One of the joys of working for an NGO that operates mostly out of the field is being able to go out in the field for different events and functions, similar to a couple of my experiences working for ODC. In the picture above, I am visiting the release event of the Royal Turtle in Sre Ambel. Seeing the work that the information within this organization does so well to capture, seeing it in real time, provides a lot of significance to a job that could be mostly PDFs and wiping away dust.
The NGO is in the field and I already got to visit the one non-Phnom Penh office I will be helping out in: Seima. Seima, located in Mondulkiri Province, is a protected forest that is at risk from deforestation/land development, as well as illegal logging of rare trees. Seima has a plethora of diverse wildlife, including gibbons and doucs (which I saw during my visit). It also apparently has more types of hummingbirds in one space than any other forest in the world (21 was the count).
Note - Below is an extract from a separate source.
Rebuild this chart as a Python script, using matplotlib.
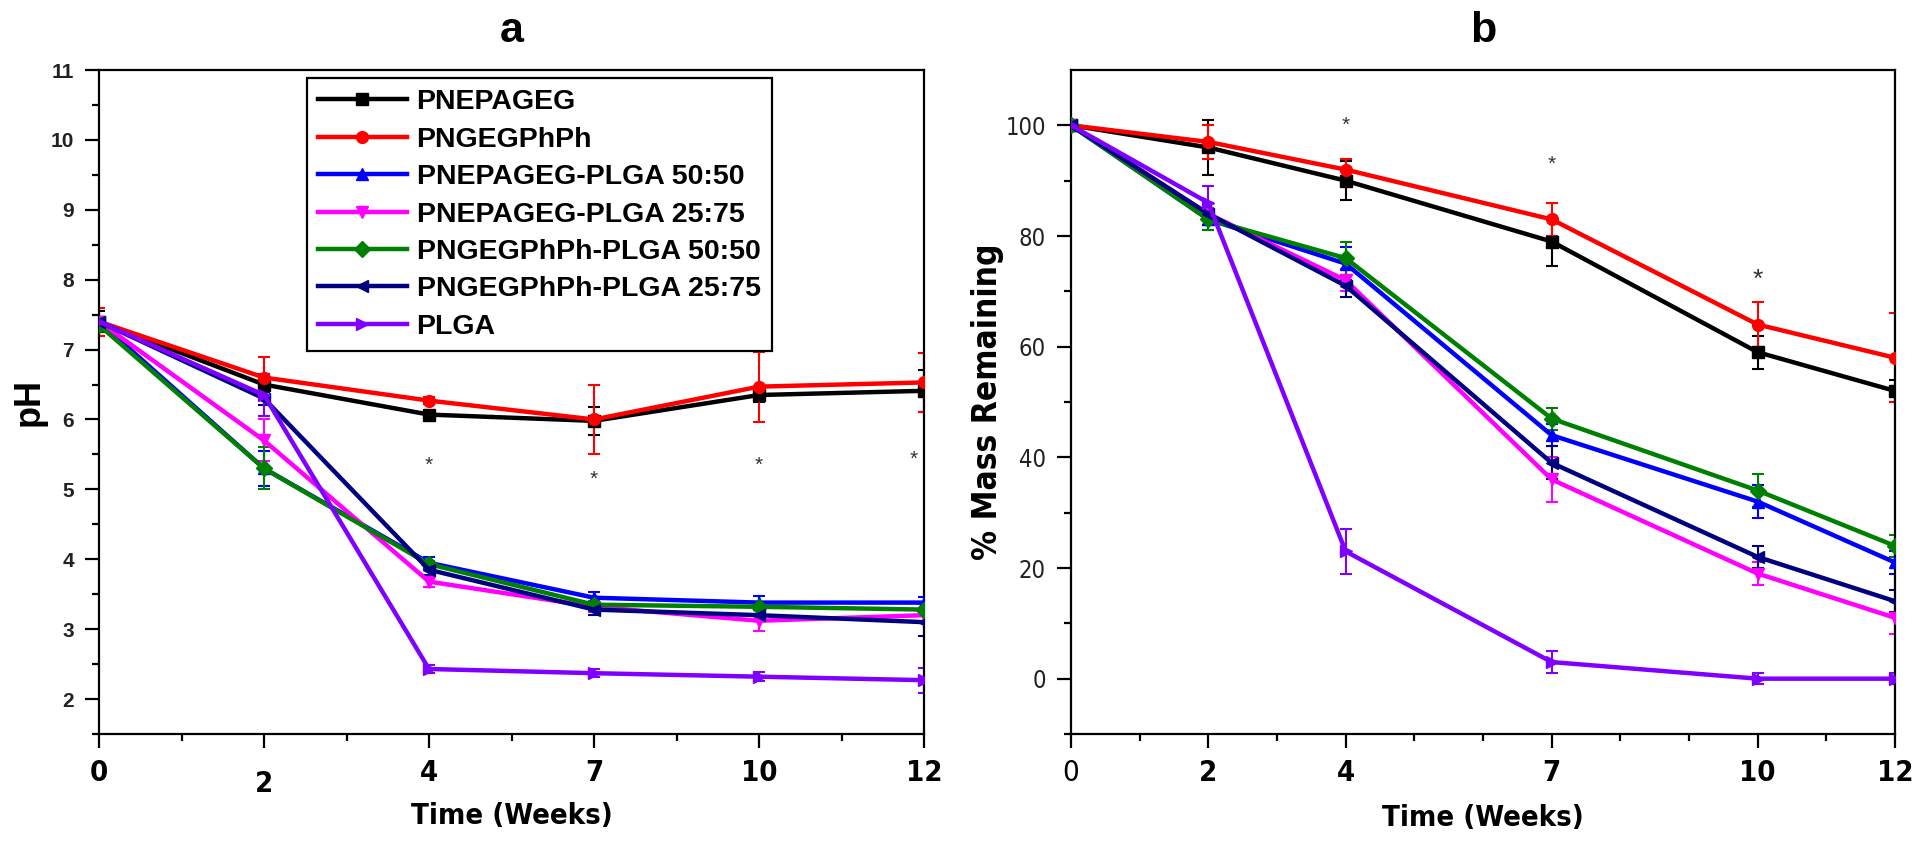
import numpy as np
import matplotlib.pyplot as plt
from matplotlib import font_manager
from matplotlib.ticker import FixedLocator, MultipleLocator
from matplotlib.transforms import ScaledTranslation

# ── data ─────────────────────────────────────
series_names = ["PNEPAGEG", "PNGEGPhPh", "PNEPAGEG-PLGA 50:50", "PNEPAGEG-PLGA 25:75",
                "PNGEGPhPh-PLGA 50:50", "PNGEGPhPh-PLGA 25:75", "PLGA"]
series_colors = ["#000000", "#ff0000", "#0000ff", "#ff00ff", "#008000", "#000080", "#7f00ff"]
series_markers = ["s", "o", "^", "v", "D", "<", ">"]

week_labels = ["0", "2", "4", "7", "10", "12"]
weeks = [0, 2, 4, 7, 10, 12]

# panel a: pH (weeks shown as evenly spaced categories)
ph_pnepageg = [7.40, 6.50, 6.07, 5.98, 6.35, 6.41]
ph_pngegphph = [7.40, 6.60, 6.27, 6.00, 6.47, 6.53]
ph_pnepageg_50 = [7.40, 5.30, 3.95, 3.45, 3.38, 3.38]
ph_pnepageg_25 = [7.40, 5.70, 3.68, 3.32, 3.12, 3.20]
ph_pngegphph_50 = [7.35, 5.30, 3.93, 3.35, 3.32, 3.28]
ph_pngegphph_25 = [7.40, 6.30, 3.85, 3.28, 3.20, 3.10]
ph_plga = [7.40, 6.35, 2.43, 2.37, 2.32, 2.27]

ph_err_pnepageg = [0.15, 0.15, 0.05, 0.20, 0.10, 0.30]
ph_err_pngegphph = [0.20, 0.30, 0.05, 0.50, 0.50, 0.42]
ph_err_pnepageg_50 = [0.05, 0.25, 0.08, 0.08, 0.10, 0.08]
ph_err_pnepageg_25 = [0.05, 0.30, 0.08, 0.08, 0.15, 0.10]
ph_err_pngegphph_50 = [0.05, 0.30, 0.05, 0.05, 0.05, 0.08]
ph_err_pngegphph_25 = [0.05, 0.10, 0.08, 0.08, 0.08, 0.20]
ph_err_plga = [0.05, 0.30, 0.06, 0.06, 0.06, 0.18]

ph_star_x = [2, 3, 4, 4.94]
ph_star_y = [5.35, 5.15, 5.35, 5.43]

# panel b: % mass remaining
mass_pnepageg = [100, 96, 90, 79, 59, 52]
mass_pngegphph = [100, 97, 92, 83, 64, 58]
mass_pnepageg_50 = [100, 83, 75, 44, 32, 21]
mass_pnepageg_25 = [100, 84, 72, 36, 19, 11]
mass_pngegphph_50 = [100, 83, 76, 47, 34, 24]
mass_pngegphph_25 = [100, 84, 71, 39, 22, 14]
mass_plga = [100, 86, 23, 3, 0, 0]

mass_err_pnepageg = [0, 5, 3.5, 4.5, 3, 2]
mass_err_pngegphph = [0, 3, 2, 3, 4, 8]
mass_err_pnepageg_50 = [0, 2, 3, 2, 3, 2]
mass_err_pnepageg_25 = [0, 2, 2, 4, 2, 3]
mass_err_pngegphph_50 = [0, 2, 3, 2, 3, 2]
mass_err_pngegphph_25 = [0, 2, 2, 3, 2, 2]
mass_err_plga = [0, 3, 4, 2, 1, 1]

mass_star_x = [4, 7, 10]
mass_star_y = [100, 93, 72]

ph_table = [ph_pnepageg, ph_pngegphph, ph_pnepageg_50, ph_pnepageg_25,
            ph_pngegphph_50, ph_pngegphph_25, ph_plga]
ph_err_table = [ph_err_pnepageg, ph_err_pngegphph, ph_err_pnepageg_50, ph_err_pnepageg_25,
                ph_err_pngegphph_50, ph_err_pngegphph_25, ph_err_plga]
mass_table = [mass_pnepageg, mass_pngegphph, mass_pnepageg_50, mass_pnepageg_25,
              mass_pngegphph_50, mass_pngegphph_25, mass_plga]
mass_err_table = [mass_err_pnepageg, mass_err_pngegphph, mass_err_pnepageg_50, mass_err_pnepageg_25,
                  mass_err_pngegphph_50, mass_err_pngegphph_25, mass_err_plga]

# ── fonts ────────────────────────────────────
fonts = font_manager.fontManager.ttflist
installed = {f.name for f in fonts}
wide = "Liberation Sans" if "Liberation Sans" in installed else "DejaVu Sans"
plt.rcParams["font.family"] = [wide, "DejaVu Sans"]

# condensed face for the tick numbers and the time label, if one is available
if "Liberation Sans Narrow" in installed:
    narrow = dict(family=["Liberation Sans Narrow", "DejaVu Sans"])
elif any(f.name == "DejaVu Sans" and f.stretch == "condensed" for f in fonts):
    narrow = dict(family=["DejaVu Sans"], fontstretch="condensed")
else:
    narrow = dict(family=[wide, "DejaVu Sans"])


def style_axes(ax):
    for s in ax.spines.values():
        s.set_linewidth(1.6)
    ax.tick_params(which="major", direction="out", length=10, width=1.6)
    ax.tick_params(which="minor", direction="out", length=5, width=1.6)
    ax.tick_params(axis="x", which="major", pad=8)
    ax.tick_params(axis="y", which="major", pad=8)


def draw_series(ax, x, table, err_table):
    for vals, errs, name, col, mk in zip(table, err_table, series_names,
                                        series_colors, series_markers):
        ax.errorbar(x, vals, yerr=errs, fmt="none", ecolor=col, elinewidth=1.5,
                    capsize=4, capthick=1.5, zorder=2)
        ax.plot(x, vals, color=col, marker=mk, markersize=8.5, linewidth=3.2,
                label=name, zorder=3)


fig = plt.figure(figsize=(19.17, 8.42), dpi=100)
ax_a = fig.add_axes([99 / 1917, 108 / 842, 825 / 1917, 664 / 842])
ax_b = fig.add_axes([1071 / 1917, 108 / 842, 824 / 1917, 664 / 842])

# ── panel a ──────────────────────────────────
pos = np.arange(len(weeks))
draw_series(ax_a, pos, ph_table, ph_err_table)
for sx, sy in zip(ph_star_x, ph_star_y):
    ax_a.text(sx, sy, "*", ha="center", va="center", fontsize=15, color="#333333")
ax_a.set_xlim(0, len(weeks) - 1)
ax_a.set_ylim(1.5, 11)
ax_a.set_xticks(pos)
ax_a.set_xticklabels(week_labels, fontsize=21, fontweight="bold", **narrow)
ax_a.xaxis.set_minor_locator(MultipleLocator(0.5))
ax_a.set_yticks(np.arange(2, 12))
ax_a.set_yticklabels([str(v) for v in range(2, 12)], fontsize=15, fontweight="bold",
                     color="#222222")
ax_a.yaxis.set_minor_locator(MultipleLocator(0.5))
style_axes(ax_a)
# the "2" label sits a little lower in the original
lab2 = ax_a.get_xticklabels()[1]
lab2.set_transform(lab2.get_transform() + ScaledTranslation(0, -8 / 72, fig.dpi_scale_trans))
ax_a.set_xlabel("Time (Weeks)", fontsize=21, fontweight="bold", labelpad=3, **narrow)
ax_a.set_ylabel("pH", fontsize=26, fontweight="bold", labelpad=3)
ax_a.set_title("a", fontsize=31, fontweight="bold", pad=20)
leg = ax_a.legend(loc="upper left", bbox_to_anchor=(0.252, 0.988), borderaxespad=0,
                  handlelength=3.1, handletextpad=0.35, frameon=True, fancybox=False,
                  edgecolor="black", framealpha=1, labelspacing=0.4,
                  prop={"weight": "bold", "size": 20.5})
leg.get_frame().set_linewidth(1.6)

# ── panel b ──────────────────────────────────
draw_series(ax_b, weeks, mass_table, mass_err_table)
for sx, sy in zip(mass_star_x, mass_star_y):
    ax_b.text(sx, sy, "*", ha="center", va="center", fontsize=15 if sx < 10 else 19,
              color="#333333")
ax_b.set_xlim(0, 12)
ax_b.set_ylim(-10, 110)
ax_b.set_xticks(weeks)
ax_b.set_xticklabels(week_labels, fontsize=21, fontweight="bold", **narrow)
ax_b.get_xticklabels()[0].set_fontweight("normal")
ax_b.xaxis.set_minor_locator(FixedLocator([1, 3, 5, 6, 8, 9, 11]))
ax_b.set_yticks([0, 20, 40, 60, 80, 100])
ax_b.set_yticklabels(["0", "20", "40", "60", "80", "100"], fontsize=17, color="#222222", **narrow)
ax_b.yaxis.set_minor_locator(FixedLocator([-10, 10, 30, 50, 70, 90]))
style_axes(ax_b)
ax_b.set_xlabel("Time (Weeks)", fontsize=21, fontweight="bold", labelpad=12, **narrow)
ax_b.set_ylabel("% Mass Remaining", fontsize=24, fontweight="bold", labelpad=1, **narrow)
ax_b.set_title("b", fontsize=31, fontweight="bold", pad=20)

plt.savefig("out.png", dpi=100)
When I was a graduate student a couple of years ago, I actually fantasized about going out into the jungle in search of rare documents. I’m not exactly doing that, but I don’t think it would be much of a stretch to consider this short-term gig one of “jungle librarianship” proportions. The office in Seima literally sits right on the edge of a dense forest. Whether or not it’s officially a jungle or not is aside the point, but it’s humid, and the creatures that fill the forest are wild and unlike any I’ve ever seen (especially the insects).
Fortunately my brief trip this one time for two days was not the only trip I will take there, and I will be able to go back with my interns-cum-translators, to work there again. Doing what, you might ask? Transforming the Research Center, which needs some deep cleaning, organizing, and general improvements, and capacity-building with the Cambodian staff who are responsible for heaps of information.
So far, my experience working with the WCS has been one of independence and intensity. I have been responsible for a lot, and the expectations are high. It’s easy to “go up” in organization here because the offices have been disorganized for so long. Just being around and shuffling papers has been a symbolic act of change and optimization that (I think) most people at the organization, Cambodian and Barang, both understand I’m around to provide support and assistance where needed, though nobody really know what the image of that is going to be at the very end, and that’s probably a good thing, because it means we are all open minded and working together to achieve what will be a better future for the internal information landscape.
I realize I haven’t provided a lot of details about this position: types of documents, file formats, technologies, etc., and content related specifics. It’s been hard to write about this because there is so much I can say. I think I will contribute more details in the future, if things appear like they are getting settled down around here. Which they probably won’t, because Rath and Phalkun (the interns) keep me on my toes, and Simon and Alex and Sarah and Matt and Kez (the WCS staff) keep me on my toes, and Heng and Claire (the other interns) keep me on my toes, and Veng and Solita and Pheap (the IT and Admin team) keep me on my toes, and all the other people I’ve worked with throughout the organization . . . everyone has been enormously fun to work with, and yet the entire process has been one of overload. Jeff, who is helping with REDD and GIS and the IT infrastructure here (he’s been here since last year) has been an amazing support, but I think he can see me slowly getting more and more burnt out. Maybe it will happen. It probably will. But this is Cambodia. Burnout happens, and we move on, go forth, drink coconut smoothies, and enjoy the rush.